* **Requirement**: Retype the lines beneath this one, from the first through the line containing "50, 0, 0, 50, 50, 0, 0]". Pictures are left out.

-- BEGIN --

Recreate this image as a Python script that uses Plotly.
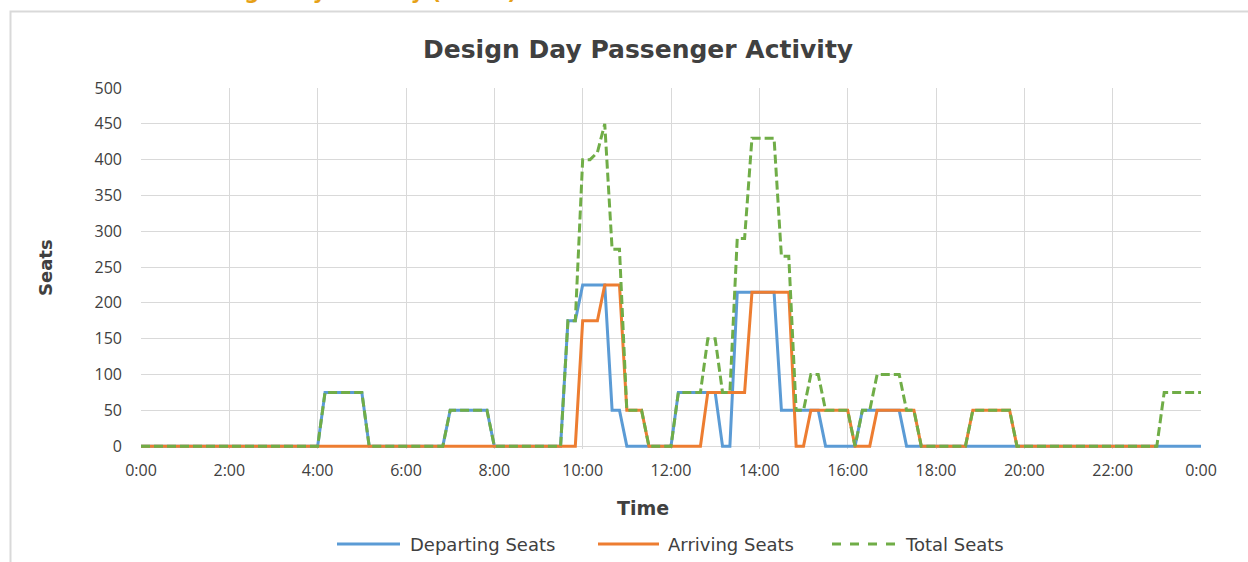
import plotly.graph_objects as go

# ---- data: breakpoints of each series (time of day, seats) ----
dep_times = ["0:00", "4:00", "4:10", "5:00", "5:10", "6:50", "7:00", "7:50", "8:00",
             "9:30", "9:40", "9:50", "10:00", "10:30", "10:40", "10:50", "11:00",
             "12:00", "12:10", "13:00", "13:10", "13:20", "13:30", "14:20", "14:30",
             "15:20", "15:30", "16:10", "16:20", "17:10", "17:20", "24:00"]
dep_seats = [0, 0, 75, 75, 0, 0, 50, 50, 0,
             0, 175, 175, 225, 225, 50, 50, 0,
             0, 75, 75, 0, 0, 215, 215, 50,
             50, 0, 0, 50, 50, 0, 0]

arr_times = ["0:00", "9:50", "10:00", "10:20", "10:30", "10:50", "11:00", "11:20", "11:30",
             "12:40", "12:50", "13:40", "13:50", "14:40", "14:50", "15:00", "15:10",
             "16:00", "16:10", "16:30", "16:40", "17:30", "17:40", "18:40", "18:50",
             "19:40", "19:50", "23:00"]
arr_seats = [0, 0, 175, 175, 225, 225, 50, 50, 0,
             0, 75, 75, 215, 215, 0, 0, 50,
             50, 0, 0, 50, 50, 0, 0, 50,
             50, 0, 0]

tot_times = ["0:00", "4:00", "4:10", "5:00", "5:10", "6:50", "7:00", "7:50", "8:00",
             "9:30", "9:40", "9:50", "10:00", "10:10", "10:20", "10:30", "10:40", "10:50",
             "11:00", "11:20", "11:30", "12:00", "12:10", "12:40", "12:50", "13:00",
             "13:10", "13:20", "13:30", "13:40", "13:50", "14:20", "14:30", "14:40",
             "14:50", "15:00", "15:10", "15:20", "15:30", "16:00", "16:10", "16:20",
             "16:30", "16:40", "17:10", "17:20", "17:30", "17:40", "18:40", "18:50",
             "19:40", "19:50", "23:00", "23:10", "24:00"]
tot_seats = [0, 0, 75, 75, 0, 0, 50, 50, 0,
             0, 175, 175, 400, 400, 410, 450, 275, 275,
             50, 50, 0, 0, 75, 75, 150, 150,
             75, 75, 290, 290, 430, 430, 265, 265,
             50, 50, 100, 100, 50, 50, 0, 50,
             50, 100, 100, 50, 50, 0, 0, 50,
             50, 0, 0, 75, 75]

tick_hours = [0, 2, 4, 6, 8, 10, 12, 14, 16, 18, 20, 22, 24]
tick_labels = ["0:00", "2:00", "4:00", "6:00", "8:00", "10:00", "12:00",
               "14:00", "16:00", "18:00", "20:00", "22:00", "0:00"]

BLUE = "#5B9BD5"
ORANGE = "#ED7D31"
GREEN = "#70AD47"
TEXT = "#404040"
GRID = "#D9D9D9"
TICK_FONT = "Open Sans"
LABEL_FONT = "DejaVu Sans"

W, H = 1248, 562
L, R, T, B = 141, 47, 88, 113
Y_MIN, Y_MAX = -4, 500


def to_hours(t):
    h, m = t.split(":")
    return int(h) + int(m) / 60.0


def px_x(px):
    return (px - L) / (W - L - R)


def px_y(py):
    return (H - B - py) / (H - T - B)


fig = go.Figure()
fig.add_trace(go.Scatter(x=[to_hours(t) for t in dep_times], y=dep_seats, mode="lines",
                         name="Departing Seats", line=dict(color=BLUE, width=3)))
fig.add_trace(go.Scatter(x=[to_hours(t) for t in arr_times], y=arr_seats, mode="lines",
                         name="Arriving Seats", line=dict(color=ORANGE, width=3)))
fig.add_trace(go.Scatter(x=[to_hours(t) for t in tot_times], y=tot_seats, mode="lines",
                         name="Total Seats", line=dict(color=GREEN, width=3, dash="9px,4px")))

# legend drawn by hand: line samples + labels
legend_items = [("Departing Seats", BLUE, "solid", 337, 400, 408),
                ("Arriving Seats", ORANGE, "solid", 598, 659, 666),
                ("Total Seats", GREEN, "dash", 832, 895, 903)]
shapes = []
annotations = []
LEG_Y = 544
for label, color, dash, x0, x1, tx in legend_items:
    shapes.append(dict(type="line", xref="paper", yref="paper",
                       x0=px_x(x0), x1=px_x(x1), y0=px_y(LEG_Y), y1=px_y(LEG_Y),
                       line=dict(color=color, width=3, dash=dash)))
    annotations.append(dict(text=label, xref="paper", yref="paper", x=px_x(tx), y=px_y(LEG_Y),
                            xanchor="left", yanchor="middle", showarrow=False,
                            font=dict(family=LABEL_FONT, size=18, color=TEXT)))

# chart frame
shapes.append(dict(type="rect", xref="paper", yref="paper", layer="below",
                   x0=px_x(10.5), x1=px_x(1260), y0=px_y(11.5), y1=px_y(600),
                   line=dict(color="#D9D9D9", width=2), fillcolor="rgba(0,0,0,0)"))

annotations += [
    dict(text="<b>Design Day Passenger Activity</b>", xref="paper", yref="paper",
         x=px_x(638), y=px_y(50), xanchor="center", yanchor="middle", showarrow=False,
         font=dict(family=LABEL_FONT, size=25, color=TEXT)),
    dict(text="<b>Time</b>", xref="paper", yref="paper", x=px_x(643), y=px_y(508),
         xanchor="center", yanchor="middle", showarrow=False,
         font=dict(family=LABEL_FONT, size=19, color=TEXT)),
    dict(text="<b>Seats</b>", xref="paper", yref="paper", x=px_x(45), y=px_y(268),
         xanchor="center", yanchor="middle", showarrow=False, textangle=-90,
         font=dict(family=LABEL_FONT, size=18, color=TEXT)),
    # page heading above the chart, mostly outside the visible page
    dict(text="<b>Design Day Activity (Seats)</b>", xref="paper", yref="paper",
         x=px_x(191), y=px_y(-7.5), xanchor="left", yanchor="middle", showarrow=False,
         font=dict(family=LABEL_FONT, size=21, color="#E6A117")),
]

fig.update_layout(
    width=W, height=H,
    margin=dict(l=L, r=R, t=T, b=B),
    paper_bgcolor="white", plot_bgcolor="white",
    showlegend=False,
    shapes=shapes, annotations=annotations,
    font=dict(family=TICK_FONT, size=16, color=TEXT),
)
fig.update_xaxes(range=[0, 24], tickvals=tick_hours, ticktext=tick_labels,
                 showgrid=True, gridcolor=GRID, gridwidth=1, zeroline=False,
                 showline=False, ticks="", ticklabelstandoff=10,
                 tickfont=dict(family=TICK_FONT, size=16, color=TEXT))
fig.update_yaxes(range=[Y_MIN, Y_MAX], tickvals=list(range(0, 501, 50)),
                 showgrid=True, gridcolor=GRID, gridwidth=1,
                 zeroline=True, zerolinecolor=GRID, zerolinewidth=1,
                 showline=False, ticks="", ticklabelstandoff=18,
                 tickfont=dict(family=TICK_FONT, size=16, color=TEXT))

fig.write_html("out.html")
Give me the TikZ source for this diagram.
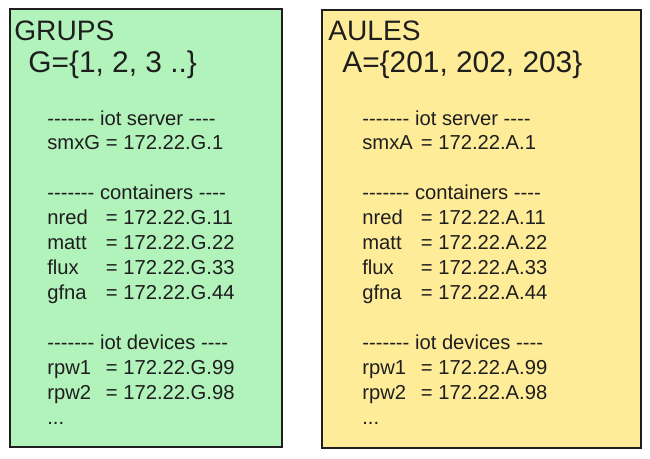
\documentclass[tikz,border=0pt]{standalone}
\usepackage{fontspec}
\newfontfamily\handfont{Liberation Sans}
\usetikzlibrary{positioning}

\definecolor{grupsfill}{HTML}{B2F2BB}
\definecolor{aulesfill}{HTML}{FFEC99}
\definecolor{ink}{HTML}{1E1E1E}

% one "name = address" row, names padded so the = line up
\newcommand{\hostrow}[2]{\makebox[2.9em][l]{#1}= #2}
% the address plan of one set (#1 = G or A)
\newcommand{\hostplan}[1]{%
------- iot server ----\\
\hostrow{smx#1}{172.22.#1.1}\\[14.2pt]
------- containers ----\\
\hostrow{nred}{172.22.#1.11}\\
\hostrow{matt}{172.22.#1.22}\\
\hostrow{flux}{172.22.#1.33}\\
\hostrow{gfna}{172.22.#1.44}\\[14.2pt]
------- iot devices ----\\
\hostrow{rpw1}{172.22.#1.99}\\
\hostrow{rpw2}{172.22.#1.98}\\
...}

\begin{document}
\begin{tikzpicture}[
    x=0.02cm, y=-0.02cm,
    setbox/.style={draw=ink, line width=1pt, rectangle, minimum height=8.76cm, inner sep=0pt},
    settitle/.style={anchor=base west, inner sep=0pt, text=ink, font=\handfont\fontsize{16}{19}\selectfont},
    setdef/.style={anchor=base west, inner sep=0pt, text=ink, font=\handfont\fontsize{17}{20}\selectfont},
    plan/.style={anchor=north west, inner sep=0pt, text=ink, align=left, font=\handfont\fontsize{11.5}{14.2}\selectfont}
]
\useasboundingbox (0,0) rectangle (650,458);

% Groups
\node[setbox, fill=grupsfill, minimum width=5.44cm] (grups) at (146,228) {};
\node[settitle] (grupsname) at (14,40) {GRUPS};
\node[setdef] (grupsset) at (28,72) {G=\{1, 2, 3 ..\}};
\node[plan] (grupsplan) at (47,110) {\hostplan{G}};

% Classrooms
\node[setbox, fill=aulesfill, minimum width=6.38cm] (aules) at (481.5,229) {};
\node[settitle] (aulesname) at (328,40) {AULES};
\node[setdef] (aulesset) at (342,72) {A=\{201, 202, 203\}};
\node[plan] (aulesplan) at (362,110) {\hostplan{A}};
\end{tikzpicture}
\end{document}
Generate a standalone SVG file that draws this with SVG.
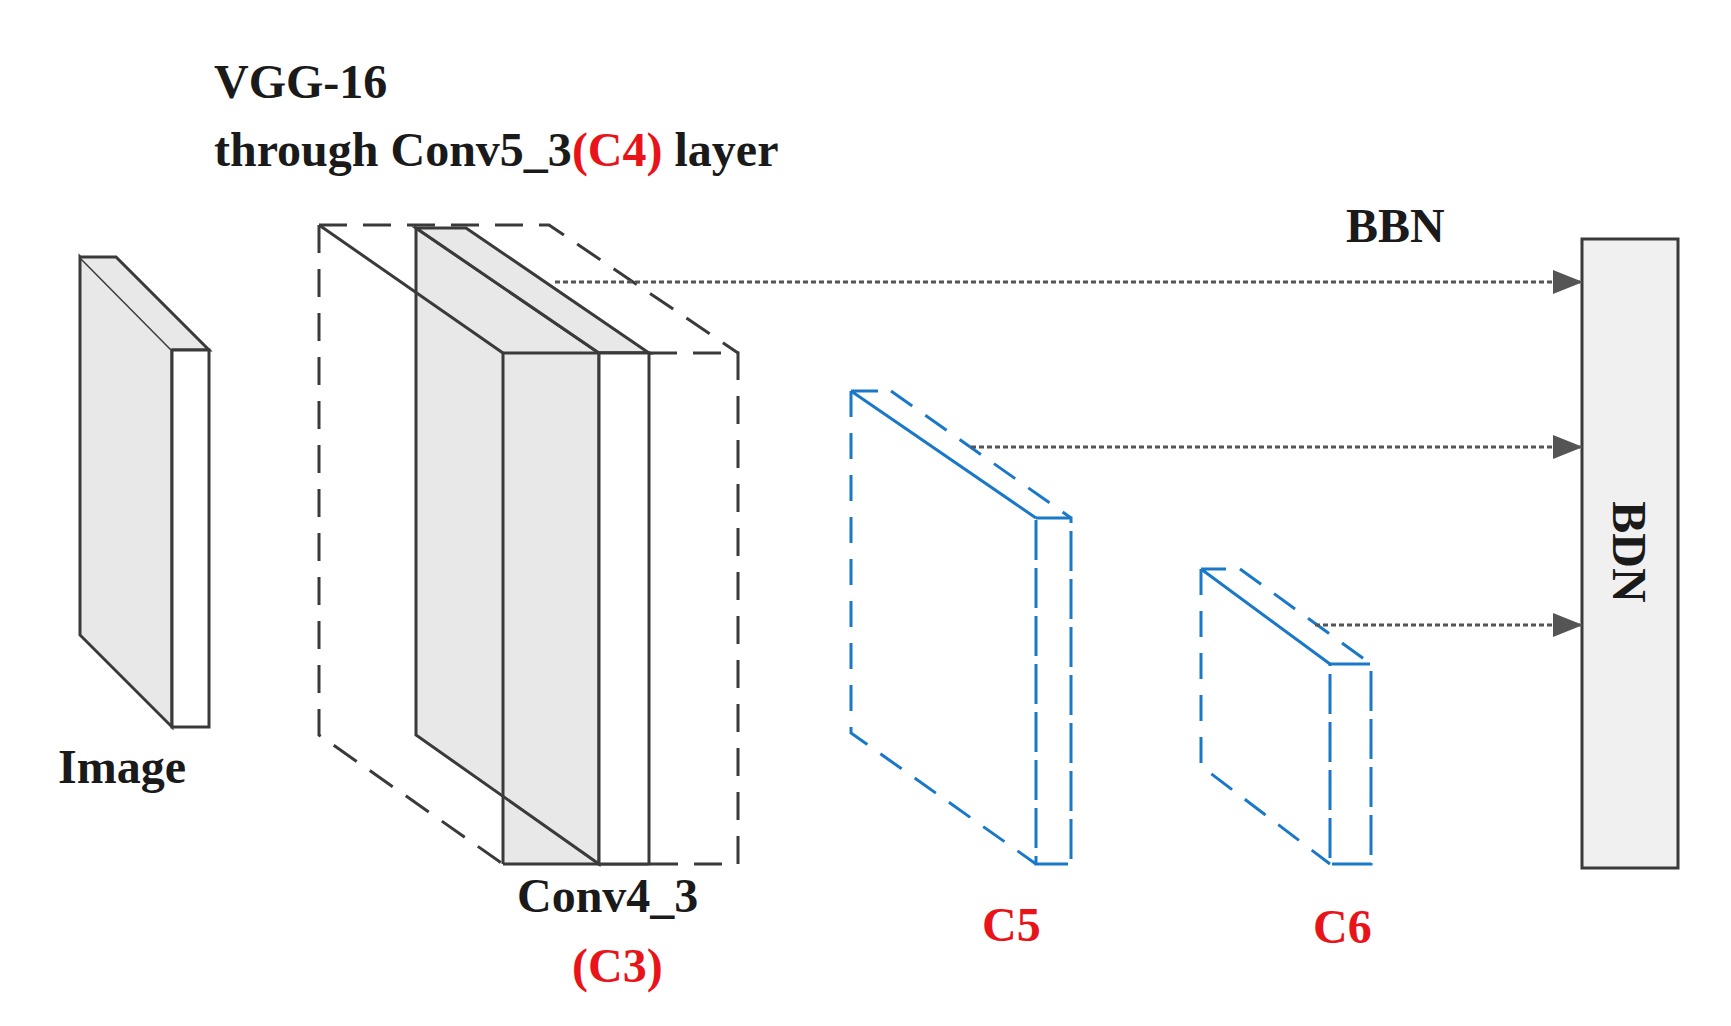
<svg xmlns="http://www.w3.org/2000/svg" width="1731" height="1026" viewBox="0 0 1731 1026">
<style>
.t{font-family:"Liberation Serif",serif;font-weight:bold;font-size:48px;fill:#1a1a1a}
.r{fill:#e8141a}
.s{stroke:#3a3a3a;stroke-width:3;fill:none}
.d{stroke:#3a3a3a;stroke-width:3;fill:none;stroke-dasharray:28,16}
.b{stroke:#1a78c8;stroke-width:3;fill:none}
.bd{stroke:#1a78c8;stroke-width:3;fill:none;stroke-dasharray:26,16}
.c{stroke:#555;stroke-width:3;stroke-dasharray:5,3;fill:none}
</style>
<defs><marker id="a" markerWidth="10" markerHeight="8" refX="9" refY="4" orient="auto" markerUnits="strokeWidth"><path d="M0,0L10,4L0,8z" fill="#555"/></marker></defs>
<rect width="1731" height="1026" fill="#fff"/>
<g id="title"><text class="t" x="214" y="98">VGG-16</text><text class="t" x="214" y="166">through Conv5_3<tspan class="r">(C4)</tspan> layer</text></g>
<g id="image">
<path d="M80,257L172,350L172,727L80,635Z" fill="#e8e8e8" stroke="#3a3a3a" stroke-width="3"/>
<path d="M80,257L116,257L209,350L172,350" fill="#e8e8e8" stroke="#3a3a3a" stroke-width="3"/>
<rect x="172" y="350" width="37" height="377" fill="#fff" stroke="#3a3a3a" stroke-width="3"/>
<text class="t" x="58" y="783">Image</text>
</g>
<g id="vgg">
<path class="d" d="M319,225L319,735L503,864M319,225L549,225L738,353"/>
<rect x="503" y="353" width="96" height="511" fill="#e8e8e8"/>
<path d="M416,228L599,353L599,864L416,735Z" fill="#e8e8e8" stroke="#3a3a3a" stroke-width="3"/>
<path d="M416,228L466,228L649,353L599,353Z" fill="#e8e8e8" stroke="#3a3a3a" stroke-width="3"/>
<line class="s" x1="319" y1="225" x2="503" y2="353"/>
<line class="s" x1="503" y1="353" x2="503" y2="864"/>
<path class="s" d="M503,353L649,353M503,864L649,864"/>
<rect x="599" y="353" width="50" height="511" fill="#fff" stroke="#3a3a3a" stroke-width="3"/>
<path class="d" d="M649,353L738,353L738,864L649,864"/>
<text class="t" x="517" y="912">Conv4_3</text>
<text class="t r" x="572" y="982">(C3)</text>
</g>
<g id="c5">
<path class="bd" d="M851,391L851,733L1036,864M891,391L1071,518"/>
<path class="b" d="M851,391L878,391M851,391L1036,518"/>
<rect class="b" x="1036" y="518" width="35" height="346" stroke-dasharray="40,8"/>
<text class="t r" x="982" y="941">C5</text>
</g>
<g id="c6">
<path class="bd" d="M1201,569L1201,766L1330,864M1240,569L1371,664"/>
<path class="b" d="M1201,569L1226,569M1201,569L1330,664"/>
<rect class="b" x="1330" y="664" width="41" height="200" stroke-dasharray="40,8"/>
<text class="t r" x="1313" y="943">C6</text>
</g>
<g id="bdn">
<rect x="1582" y="239" width="96" height="629" fill="#f0f0f0" stroke="#3a3a3a" stroke-width="3"/>
<text class="t" transform="translate(1613,552) rotate(90)" text-anchor="middle">BDN</text>
</g>
<text class="t" x="1346" y="242">BBN</text>
<g id="connectors">
<line class="c" x1="555" y1="282" x2="1580" y2="282" marker-end="url(#a)"/>
<line class="c" x1="971" y1="447" x2="1580" y2="447" marker-end="url(#a)"/>
<line class="c" x1="1315" y1="625" x2="1580" y2="625" marker-end="url(#a)"/>
</g>
</svg>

-- END --

* **Expected answer**:
Recreate this image as a Python script that uses Plotly.
import plotly.graph_objects as go

# ---- data: breakpoints of each series (time of day, seats) ----
dep_times = ["0:00", "4:00", "4:10", "5:00", "5:10", "6:50", "7:00", "7:50", "8:00",
             "9:30", "9:40", "9:50", "10:00", "10:30", "10:40", "10:50", "11:00",
             "12:00", "12:10", "13:00", "13:10", "13:20", "13:30", "14:20", "14:30",
             "15:20", "15:30", "16:10", "16:20", "17:10", "17:20", "24:00"]
dep_seats = [0, 0, 75, 75, 0, 0, 50, 50, 0,
             0, 175, 175, 225, 225, 50, 50, 0,
             0, 75, 75, 0, 0, 215, 215, 50,
             50, 0, 0, 50, 50, 0, 0]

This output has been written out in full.